> **Directions for this task**: Write the listing out again, all of it, word for word.
[start Dataset section]
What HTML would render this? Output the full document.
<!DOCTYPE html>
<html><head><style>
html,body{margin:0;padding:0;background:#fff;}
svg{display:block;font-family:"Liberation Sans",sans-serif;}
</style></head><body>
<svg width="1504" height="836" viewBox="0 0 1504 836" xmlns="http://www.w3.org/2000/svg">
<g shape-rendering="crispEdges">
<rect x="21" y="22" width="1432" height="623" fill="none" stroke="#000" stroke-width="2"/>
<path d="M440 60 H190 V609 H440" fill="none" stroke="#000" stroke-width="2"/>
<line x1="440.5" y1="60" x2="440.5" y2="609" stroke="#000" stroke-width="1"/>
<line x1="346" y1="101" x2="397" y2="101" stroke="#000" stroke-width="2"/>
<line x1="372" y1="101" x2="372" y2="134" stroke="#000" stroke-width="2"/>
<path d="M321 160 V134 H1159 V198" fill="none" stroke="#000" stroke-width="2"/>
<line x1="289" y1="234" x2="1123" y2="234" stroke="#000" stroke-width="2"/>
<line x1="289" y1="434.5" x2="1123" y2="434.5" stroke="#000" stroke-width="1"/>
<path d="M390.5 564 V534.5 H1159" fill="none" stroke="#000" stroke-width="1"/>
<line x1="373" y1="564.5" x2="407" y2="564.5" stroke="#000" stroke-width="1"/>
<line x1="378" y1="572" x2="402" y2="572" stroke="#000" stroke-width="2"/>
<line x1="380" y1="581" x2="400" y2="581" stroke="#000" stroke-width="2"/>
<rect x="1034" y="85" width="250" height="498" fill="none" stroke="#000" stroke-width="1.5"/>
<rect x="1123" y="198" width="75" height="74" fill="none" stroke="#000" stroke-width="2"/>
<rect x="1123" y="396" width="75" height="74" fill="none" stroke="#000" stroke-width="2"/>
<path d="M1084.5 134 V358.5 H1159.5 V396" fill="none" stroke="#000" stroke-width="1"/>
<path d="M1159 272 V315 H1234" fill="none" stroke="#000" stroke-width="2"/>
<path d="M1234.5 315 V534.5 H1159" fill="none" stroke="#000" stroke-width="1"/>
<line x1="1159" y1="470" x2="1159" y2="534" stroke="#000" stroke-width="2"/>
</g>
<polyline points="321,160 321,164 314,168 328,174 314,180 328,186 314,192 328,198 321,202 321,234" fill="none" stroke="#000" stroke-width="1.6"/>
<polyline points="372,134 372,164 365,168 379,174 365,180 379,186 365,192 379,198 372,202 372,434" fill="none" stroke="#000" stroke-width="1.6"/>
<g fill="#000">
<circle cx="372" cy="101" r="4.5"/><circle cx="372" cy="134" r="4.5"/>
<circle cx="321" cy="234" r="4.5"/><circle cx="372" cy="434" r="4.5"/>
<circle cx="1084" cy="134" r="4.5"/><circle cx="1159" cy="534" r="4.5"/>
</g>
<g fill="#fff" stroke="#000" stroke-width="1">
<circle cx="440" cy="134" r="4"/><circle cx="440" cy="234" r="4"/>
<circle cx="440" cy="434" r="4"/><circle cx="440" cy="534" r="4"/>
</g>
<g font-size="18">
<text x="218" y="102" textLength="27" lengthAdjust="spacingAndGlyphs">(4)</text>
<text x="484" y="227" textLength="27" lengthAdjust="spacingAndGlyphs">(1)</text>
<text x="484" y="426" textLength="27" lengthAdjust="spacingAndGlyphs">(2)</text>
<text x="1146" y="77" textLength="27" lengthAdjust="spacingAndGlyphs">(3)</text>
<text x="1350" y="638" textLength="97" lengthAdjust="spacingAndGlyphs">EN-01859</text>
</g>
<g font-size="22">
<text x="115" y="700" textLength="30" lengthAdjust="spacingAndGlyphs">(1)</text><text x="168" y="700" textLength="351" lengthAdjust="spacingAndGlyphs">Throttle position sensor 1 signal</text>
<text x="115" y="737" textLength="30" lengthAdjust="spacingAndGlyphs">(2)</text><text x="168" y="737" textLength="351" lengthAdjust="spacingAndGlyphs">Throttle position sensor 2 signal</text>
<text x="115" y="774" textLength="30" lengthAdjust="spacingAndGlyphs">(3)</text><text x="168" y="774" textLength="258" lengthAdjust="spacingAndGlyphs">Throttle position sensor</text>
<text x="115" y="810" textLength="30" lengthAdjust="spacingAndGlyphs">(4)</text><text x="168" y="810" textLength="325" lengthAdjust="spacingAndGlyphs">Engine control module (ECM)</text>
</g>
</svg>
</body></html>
[end Dataset section]
> **Exercise result**:
What HTML would render this? Output the full document.
<!DOCTYPE html>
<html><head><style>
html,body{margin:0;padding:0;background:#fff;}
svg{display:block;font-family:"Liberation Sans",sans-serif;}
</style></head><body>
<svg width="1504" height="836" viewBox="0 0 1504 836" xmlns="http://www.w3.org/2000/svg">
<g shape-rendering="crispEdges">
<rect x="21" y="22" width="1432" height="623" fill="none" stroke="#000" stroke-width="2"/>
<path d="M440 60 H190 V609 H440" fill="none" stroke="#000" stroke-width="2"/>
<line x1="440.5" y1="60" x2="440.5" y2="609" stroke="#000" stroke-width="1"/>
<line x1="346" y1="101" x2="397" y2="101" stroke="#000" stroke-width="2"/>
<line x1="372" y1="101" x2="372" y2="134" stroke="#000" stroke-width="2"/>
<path d="M321 160 V134 H1159 V198" fill="none" stroke="#000" stroke-width="2"/>
<line x1="289" y1="234" x2="1123" y2="234" stroke="#000" stroke-width="2"/>
<line x1="289" y1="434.5" x2="1123" y2="434.5" stroke="#000" stroke-width="1"/>
<path d="M390.5 564 V534.5 H1159" fill="none" stroke="#000" stroke-width="1"/>
<line x1="373" y1="564.5" x2="407" y2="564.5" stroke="#000" stroke-width="1"/>
<line x1="378" y1="572" x2="402" y2="572" stroke="#000" stroke-width="2"/>
<line x1="380" y1="581" x2="400" y2="581" stroke="#000" stroke-width="2"/>
<rect x="1034" y="85" width="250" height="498" fill="none" stroke="#000" stroke-width="1.5"/>
<rect x="1123" y="198" width="75" height="74" fill="none" stroke="#000" stroke-width="2"/>
<rect x="1123" y="396" width="75" height="74" fill="none" stroke="#000" stroke-width="2"/>
<path d="M1084.5 134 V358.5 H1159.5 V396" fill="none" stroke="#000" stroke-width="1"/>
<path d="M1159 272 V315 H1234" fill="none" stroke="#000" stroke-width="2"/>
<path d="M1234.5 315 V534.5 H1159" fill="none" stroke="#000" stroke-width="1"/>
<line x1="1159" y1="470" x2="1159" y2="534" stroke="#000" stroke-width="2"/>
</g>
<polyline points="321,160 321,164 314,168 328,174 314,180 328,186 314,192 328,198 321,202 321,234" fill="none" stroke="#000" stroke-width="1.6"/>
<polyline points="372,134 372,164 365,168 379,174 365,180 379,186 365,192 379,198 372,202 372,434" fill="none" stroke="#000" stroke-width="1.6"/>
<g fill="#000">
<circle cx="372" cy="101" r="4.5"/><circle cx="372" cy="134" r="4.5"/>
<circle cx="321" cy="234" r="4.5"/><circle cx="372" cy="434" r="4.5"/>
<circle cx="1084" cy="134" r="4.5"/><circle cx="1159" cy="534" r="4.5"/>
</g>
<g fill="#fff" stroke="#000" stroke-width="1">
<circle cx="440" cy="134" r="4"/><circle cx="440" cy="234" r="4"/>
<circle cx="440" cy="434" r="4"/><circle cx="440" cy="534" r="4"/>
</g>
<g font-size="18">
<text x="218" y="102" textLength="27" lengthAdjust="spacingAndGlyphs">(4)</text>
<text x="484" y="227" textLength="27" lengthAdjust="spacingAndGlyphs">(1)</text>
<text x="484" y="426" textLength="27" lengthAdjust="spacingAndGlyphs">(2)</text>
<text x="1146" y="77" textLength="27" lengthAdjust="spacingAndGlyphs">(3)</text>
<text x="1350" y="638" textLength="97" lengthAdjust="spacingAndGlyphs">EN-01859</text>
</g>
<g font-size="22">
<text x="115" y="700" textLength="30" lengthAdjust="spacingAndGlyphs">(1)</text><text x="168" y="700" textLength="351" lengthAdjust="spacingAndGlyphs">Throttle position sensor 1 signal</text>
<text x="115" y="737" textLength="30" lengthAdjust="spacingAndGlyphs">(2)</text><text x="168" y="737" textLength="351" lengthAdjust="spacingAndGlyphs">Throttle position sensor 2 signal</text>
<text x="115" y="774" textLength="30" lengthAdjust="spacingAndGlyphs">(3)</text><text x="168" y="774" textLength="258" lengthAdjust="spacingAndGlyphs">Throttle position sensor</text>
<text x="115" y="810" textLength="30" lengthAdjust="spacingAndGlyphs">(4)</text><text x="168" y="810" textLength="325" lengthAdjust="spacingAndGlyphs">Engine control module (ECM)</text>
</g>
</svg>
</body></html>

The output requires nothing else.